L’ennesima esternazione del Papa sull’aborto, questa volta, è stata particolarmente violenta, offensiva e irricevibile. Sgombriamo prima di tutto il campo rispondendo a chi dice che il Papa fa il Papa: certo Bergoglio ha tutto il diritto di ribadire il pensiero della Chiesa che condanna l’aborto e che definisce la donna che vi ricorre “peccatrice”. Ma non è questo il punto. Definire “sicari” i medici non obiettori e “assassine” le donne che abortiscono va molto al di là dall’estrinsecare un principio dottrinale, perché è un’interferenza di un Capo di Stato sulla legislazione di un altro Stato.
La legge 194 è una legge dello Stato italiano e come tale va attuata. I medici che adempiono a questo compito, rendendo possibile l’applicazione della legge, stanno svolgendo un servizio necessario: vanno quindi non solo rispettati, ma anche ringraziati perché permettono di superare un problema enorme in Italia: l’obiezione di coscienza. Un problema dovuto proprio al fatto che nei suoi articoli fu prevista la possibilità del personale sanitario di potersi rifiutare di adempiere ad un obbligo imposto dalla legge contrario ai propri convincimenti morali e alla propria coscienza.
Questo principio che poteva essere valido al momento dell’entrata in vigore della 194 e che è stato un compromesso per poterla approvare, a mio parere, non è più necessario oggi. Se tu medico/a oggi scegli di fare il ginecologo/a sai bene che, se decidi di lavorare in una struttura pubblica, potresti essere destinato a compiere interruzioni di gravidanza e se quindi questo è proprio contrario ai tuoi convincimenti scegli un’altra specialità – o di non lavorare in una struttura pubblica dove si praticano aborti.
Ma sappiamo bene che, molto spesso, l’obiezione a praticare l’Ivg non è dovuta a convincimenti morali, bensì a carichi di lavoro pesanti e difficoltà di fare carriera per i medici non obiettori.
Come sottolinea Silvana Agatone, componente del Comitato Scientifico di Laiga, Libera Associazione Italiana Ginecologi per l’Applicazione legge 194: “In un momento di violenza sul personale sanitario causata da un Ssn depauperato di risorse, di cui gli operatori sono vittime, in un sistema che non funziona e sono l’interfaccia con un pubblico che sfoga su di loro le proprie insoddisfazioni, la parola ‘sicari’ usata verso i ginecologi e le ginecologhe che non obiettano risulta essa stessa violenza”. Infatti la parola sicario letteralmente significa “chi uccide, chi commette assassinio su commissione, per conto cioè di un mandante”. E i mandanti sono le donne, le donne definite “assassine”: un termine violento che ferisce e oltraggia, un termine pesante soprattutto se detto da chi dovrebbe avere misericordia, compassione e quella pietà che la Chiesa predica spesso verso gli altri, che muove a soccorrere e a perdonare, non certo a stigmatizzare con durezza e inclemenza. Un termine che non deve essere rivolto a donne che non stanno compiendo nessun crimine, ma stanno solamente esercitando una libera scelta in uno Stato che, ancora, permette loro di farlo. Ma come dice Lea Melandri: “Che altro aspettarsi da una comunità di soli uomini che si proclama Santa Madre Chiesa?”.

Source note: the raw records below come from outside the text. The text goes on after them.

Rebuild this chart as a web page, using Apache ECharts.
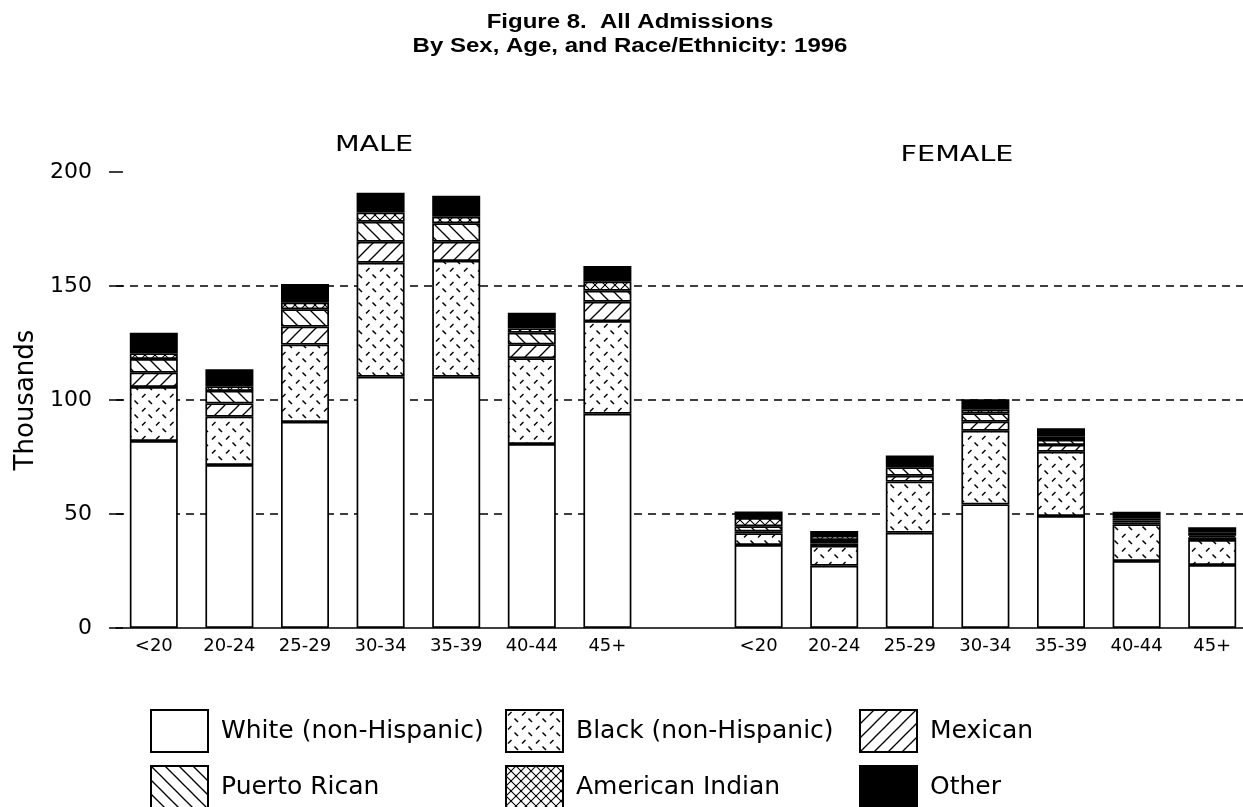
<!DOCTYPE html>
<html>
<head>
<meta charset="utf-8">
<script src="https://cdn.jsdelivr.net/npm/echarts@6/dist/echarts.min.js"></script>
<style>html,body{margin:0;padding:0;background:#fff;}#chart{width:1243px;height:807px;}</style>
</head>
<body>
<div id="chart"></div>
<script>
// ---- data (thousands) ----
const ageGroups = ['<20', '20-24', '25-29', '30-34', '35-39', '40-44', '45+'];
const raceNames = ['White (non-Hispanic)', 'Black (non-Hispanic)', 'Mexican', 'Puerto Rican', 'American Indian', 'Other'];

const whiteMale    = [82, 71.5, 90.4, 110.2, 110.2, 80.7, 94];
const blackMale    = [23.7, 21.2, 33.9, 50, 50.8, 37.6, 40.6];
const mexicanMale  = [6.3, 5.8, 7.9, 9.2, 8.4, 6.1, 8.5];
const puertoMale   = [6, 5.5, 7.6, 8.8, 8.1, 5.1, 4.8];
const amIndianMale = [2.5, 2, 2.9, 4, 2.9, 1.9, 4];
const otherMale    = [9, 7.5, 8.2, 8.7, 9.2, 6.9, 6.9];

const whiteFemale    = [36.4, 27.3, 41.8, 54.2, 49.1, 29.4, 27.6];
const blackFemale    = [5.1, 8.7, 22.4, 32.3, 28.2, 16.1, 11];
const mexicanFemale  = [0.9, 1.1, 2.6, 4, 3, 0.8, 1.2];
const puertoFemale   = [2.2, 1.5, 3.7, 3.7, 2.2, 0.8, 0.7];
const amIndianFemale = [3.6, 1.8, 1, 1.7, 1.4, 1, 1.5];
const otherFemale    = [2.9, 2.1, 4.2, 4.4, 3.7, 2.9, 2.2];

const yTicks = [0, 50, 100, 150, 200];

const titleLine1 = 'Figure 8.  All Admissions';
const titleLine2 = 'By Sex, Age, and Race/Ethnicity: 1996';

// ---- patterns ----
function makePattern(w, h, draw) {
  const c = document.createElement('canvas');
  c.width = w; c.height = h;
  const ctx = c.getContext('2d');
  ctx.fillStyle = '#fff';
  ctx.fillRect(0, 0, w, h);
  ctx.strokeStyle = '#000';
  ctx.fillStyle = '#000';
  draw(ctx, w, h);
  return { image: c, repeat: 'repeat' };
}
function line(ctx, x1, y1, x2, y2, lw) {
  ctx.lineWidth = lw; ctx.beginPath(); ctx.moveTo(x1, y1); ctx.lineTo(x2, y2); ctx.stroke();
}
const patWhite = '#ffffff';
const patBlack = makePattern(14, 14, (ctx) => {
  line(ctx, 2, 5.5, 5.5, 2, 1.5);
  line(ctx, 8.5, 8.5, 12, 12, 1.5);
});
const patMexican = makePattern(14, 14, (ctx, w, h) => {
  for (const o of [-w, 0, w]) line(ctx, o - 1, h + 1, o + w + 1, -1, 1.3);
});
const patPuerto = makePattern(14, 14, (ctx, w, h) => {
  for (const o of [-w, 0, w]) line(ctx, o - 1, -1, o + w + 1, h + 1, 1.3);
});
const patAmIndian = makePattern(10, 10, (ctx, w, h) => {
  for (const o of [-w, 0, w]) {
    line(ctx, o - 1, h + 1, o + w + 1, -1, 1.1);
    line(ctx, o - 1, -1, o + w + 1, h + 1, 1.1);
  }
  ctx.fillRect(4, 4, 2, 2);
  ctx.fillRect(-1, -1, 2, 2); ctx.fillRect(9, -1, 2, 2); ctx.fillRect(-1, 9, 2, 2); ctx.fillRect(9, 9, 2, 2);
});
const patOther = '#000000';

const fills = [patWhite, patBlack, patMexican, patPuerto, patAmIndian, patOther];
const maleSets = [whiteMale, blackMale, mexicanMale, puertoMale, amIndianMale, otherMale];
const femaleSets = [whiteFemale, blackFemale, mexicanFemale, puertoFemale, amIndianFemale, otherFemale];

const xCats = ageGroups.concat([''], ageGroups);

const series = raceNames.map((name, i) => ({
  name: name,
  type: 'bar',
  stack: 'total',
  barWidth: 48,
  data: maleSets[i].concat([null], femaleSets[i]),
  itemStyle: { color: fills[i], borderColor: '#000', borderWidth: 1.7 },
  emphasis: { disabled: true }
}));

const legendPos = [
  [150, 709], [505, 709], [859, 709],
  [150, 765], [505, 765], [859, 765]
];
const legends = raceNames.map((name, i) => ({
  data: [name],
  left: legendPos[i][0],
  top: legendPos[i][1],
  orient: 'horizontal',
  icon: 'rect',
  itemWidth: 57,
  itemHeight: 42,
  selectedMode: false,
  padding: 0,
  textStyle: { fontFamily: 'DejaVu Sans', fontSize: 25, color: '#000', padding: [0, 0, 0, 8] }
}));

const titleFont = { fontFamily: 'Liberation Sans', fontWeight: 'bold', fontSize: 20, fill: '#000', textAlign: 'center', textVerticalAlign: 'middle' };

const chart = echarts.init(document.getElementById('chart'), null, { renderer: 'canvas' });
chart.setOption({
  animation: false,
  backgroundColor: '#fff',
  legend: legends,
  graphic: [
    { type: 'text', x: 630, y: 22, scaleX: 1.2, style: Object.assign({ text: titleLine1 }, titleFont) },
    { type: 'text', x: 630, y: 46, scaleX: 1.2, style: Object.assign({ text: titleLine2 }, titleFont) },
    { type: 'text', x: 374, y: 145, scaleX: 1.3, style: { text: 'MALE', fontFamily: 'DejaVu Sans', fontSize: 22, fill: '#000', textAlign: 'center', textVerticalAlign: 'middle' } },
    { type: 'text', x: 957, y: 155, scaleX: 1.3, style: { text: 'FEMALE', fontFamily: 'DejaVu Sans', fontSize: 22, fill: '#000', textAlign: 'center', textVerticalAlign: 'middle' } }
  ],
  grid: { left: 116, right: -7, top: 172, bottom: 179, containLabel: false, outerBoundsMode: 'none' },
  xAxis: {
    type: 'category',
    data: xCats,
    axisLine: { show: true, lineStyle: { color: '#000', width: 1.5 } },
    axisTick: { show: false },
    axisLabel: { fontFamily: 'DejaVu Sans', fontSize: 18, color: '#000', margin: 9, interval: 0 },
    splitLine: { show: false }
  },
  yAxis: {
    type: 'value',
    min: yTicks[0], max: yTicks[yTicks.length - 1], interval: 50,
    offset: -7,
    name: 'Thousands',
    nameLocation: 'middle',
    nameRotate: 90,
    nameGap: 84,
    nameTextStyle: { fontFamily: 'DejaVu Sans', fontSize: 26, color: '#000' },
    axisLine: { show: false },
    axisTick: { show: true, length: 14, lineStyle: { color: '#000', width: 1.5 } },
    axisLabel: { fontFamily: 'DejaVu Sans', fontSize: 22, color: '#000', margin: 31 },
    splitLine: { show: true, showMinLine: false, showMaxLine: false, lineStyle: { color: '#000', width: 1.5, type: [8, 6] } }
  },
  series: series
});
</script>
</body>
</html>
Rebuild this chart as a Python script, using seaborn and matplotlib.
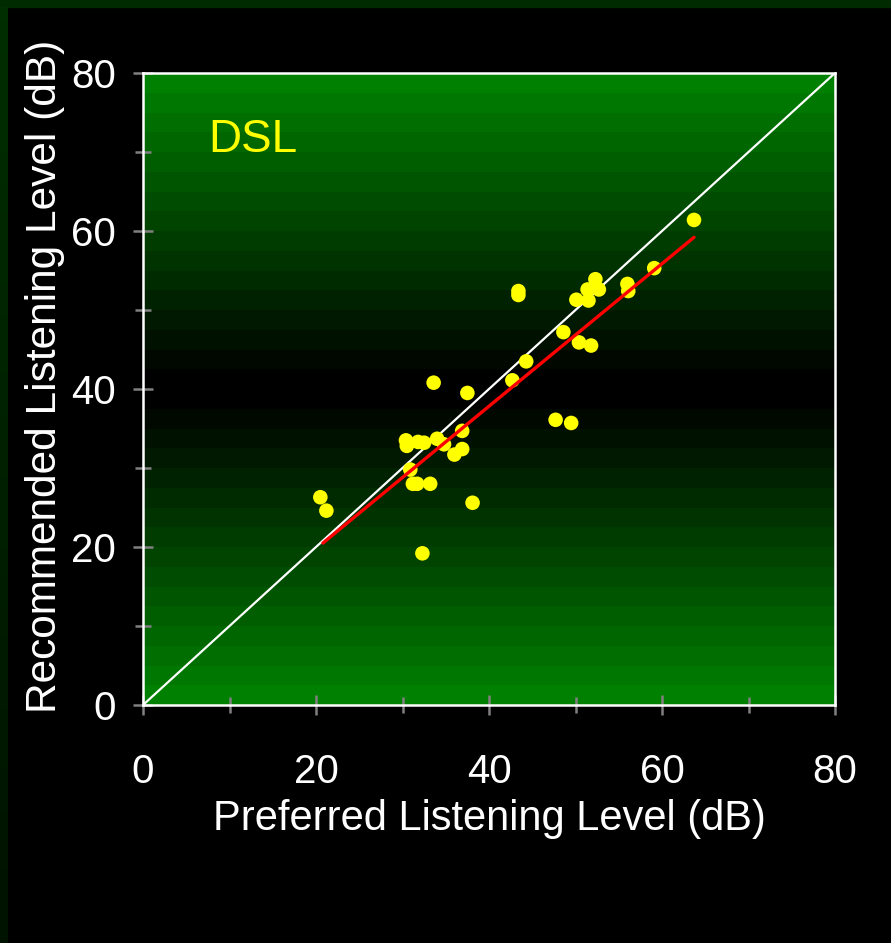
import numpy as np
import pandas as pd
import matplotlib
matplotlib.use("Agg")
import matplotlib.pyplot as plt
import seaborn as sns
from matplotlib.ticker import MultipleLocator
from matplotlib.patches import Rectangle

# Preferred vs. recommended listening levels (dB), DSL prescription
preferred = [20.5, 21.2, 32.3, 33.6, 37.5, 30.4, 30.5, 31.8, 32.5, 34.0,
             34.8, 36.9, 36.9, 36.0, 30.9, 31.2, 31.7, 33.2, 38.1, 47.7,
             49.5, 42.7, 44.3, 50.4, 51.8, 43.4, 43.4, 59.1, 56.0, 56.1,
             52.3, 51.4, 52.7, 50.1, 51.5, 48.6, 63.7]
recommended = [26.3, 24.6, 19.2, 40.8, 39.5, 33.5, 32.8, 33.3, 33.2, 33.7,
               33.0, 34.7, 32.4, 31.7, 29.8, 28.0, 28.0, 28.0, 25.6, 36.1,
               35.7, 41.1, 43.5, 45.9, 45.5, 52.4, 51.9, 55.3, 53.3, 52.4,
               53.9, 52.6, 52.6, 51.3, 51.2, 47.2, 61.4]

# Regression line end points and the identity line
fit_x = [20.8, 63.7]
fit_y = [20.5, 59.2]
diag = [0, 80]

points = pd.DataFrame({"preferred": preferred, "recommended": recommended})

sns.set_theme(style="white")
plt.rcParams["font.family"] = ["Liberation Sans", "DejaVu Sans"]

W, H = 891, 943
fig = plt.figure(figsize=(W / 100, H / 100), dpi=100, facecolor="black")

# Dark green frame along the top and left edges
fig.add_artist(Rectangle((0, 1 - 7 / H), 1, 7 / H, transform=fig.transFigure,
                         color="#002b00", zorder=0))
edge = fig.add_axes([0, 0, 8 / W, 1 - 7 / H])
shade = np.linspace(0x12, 0x2e, 64) / 255
strip = np.zeros((64, 1, 3))
strip[..., 1] = shade[:, None]
edge.imshow(strip, origin="lower", aspect="auto", extent=[0, 1, 0, 1])
edge.axis("off")

ax = fig.add_axes([143 / W, 238 / H, 692 / W, 632 / H])

# Banded green background, black around the middle
n_bands = 32
centers = (np.arange(n_bands) + 0.5) * 80 / n_bands
level = (np.abs(centers - 40) - 1.25) / 37.5
bg = np.zeros((n_bands, 1, 3))
bg[..., 1] = level[:, None] * 128 / 255
ax.imshow(bg, extent=[0, 80, 0, 80], origin="lower", aspect="auto",
          interpolation="nearest", zorder=0)

sns.lineplot(x=diag, y=diag, color="white", linewidth=1.6, ax=ax, zorder=2)
sns.scatterplot(data=points, x="preferred", y="recommended", color="#ffff00",
                s=110, edgecolor="none", linewidth=0, ax=ax, zorder=3)
sns.lineplot(x=fit_x, y=fit_y, color="#ff0000", linewidth=2.4, ax=ax, zorder=4)

ax.text(7.5, 70, "DSL", color="#ffff00", fontsize=33, ha="left", va="baseline")

ax.set_xlim(0, 80)
ax.set_ylim(0, 80)
ax.xaxis.set_major_locator(MultipleLocator(20))
ax.yaxis.set_major_locator(MultipleLocator(20))
ax.xaxis.set_minor_locator(MultipleLocator(10))
ax.yaxis.set_minor_locator(MultipleLocator(10))
ax.tick_params(which="both", bottom=True, left=True, top=False, right=False)
ax.tick_params(which="major", direction="inout", length=15, width=1.8,
               color="#808080", labelcolor="white", labelsize=29)
ax.tick_params(which="minor", direction="inout", length=11, width=1.8,
               color="#808080")
ax.tick_params(axis="x", which="major", pad=27)
ax.tick_params(axis="y", which="major", pad=12)
for side in ax.spines.values():
    side.set_color("white")
    side.set_linewidth(1.8)

ax.set_xlabel("Preferred Listening Level (dB)", color="white", fontsize=30, labelpad=6)
ax.set_ylabel("Recommended Listening Level (dB)", color="white", fontsize=30.5,
              labelpad=4, y=0.52, ha="center")

fig.savefig("out.png", dpi=100, facecolor=fig.get_facecolor())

Le reazioni di associazioni di medici, di donne, di femministe e in generale della società civile, a queste esternazioni di Bergoglio, sono state, con accenti diversi, immediate e di ferma critica. Quello che dispiace è invece constatare che le istituzioni, i partiti e la politica, con rare eccezioni, non abbiano sentito la necessità, pur con garbo istituzionale, di rispondere a questo attacco ribadendo che il principio della laicità dello Stato, iscritto nella nostra Costituzione, va difeso sempre, anche quando a infrangerlo è il Papa.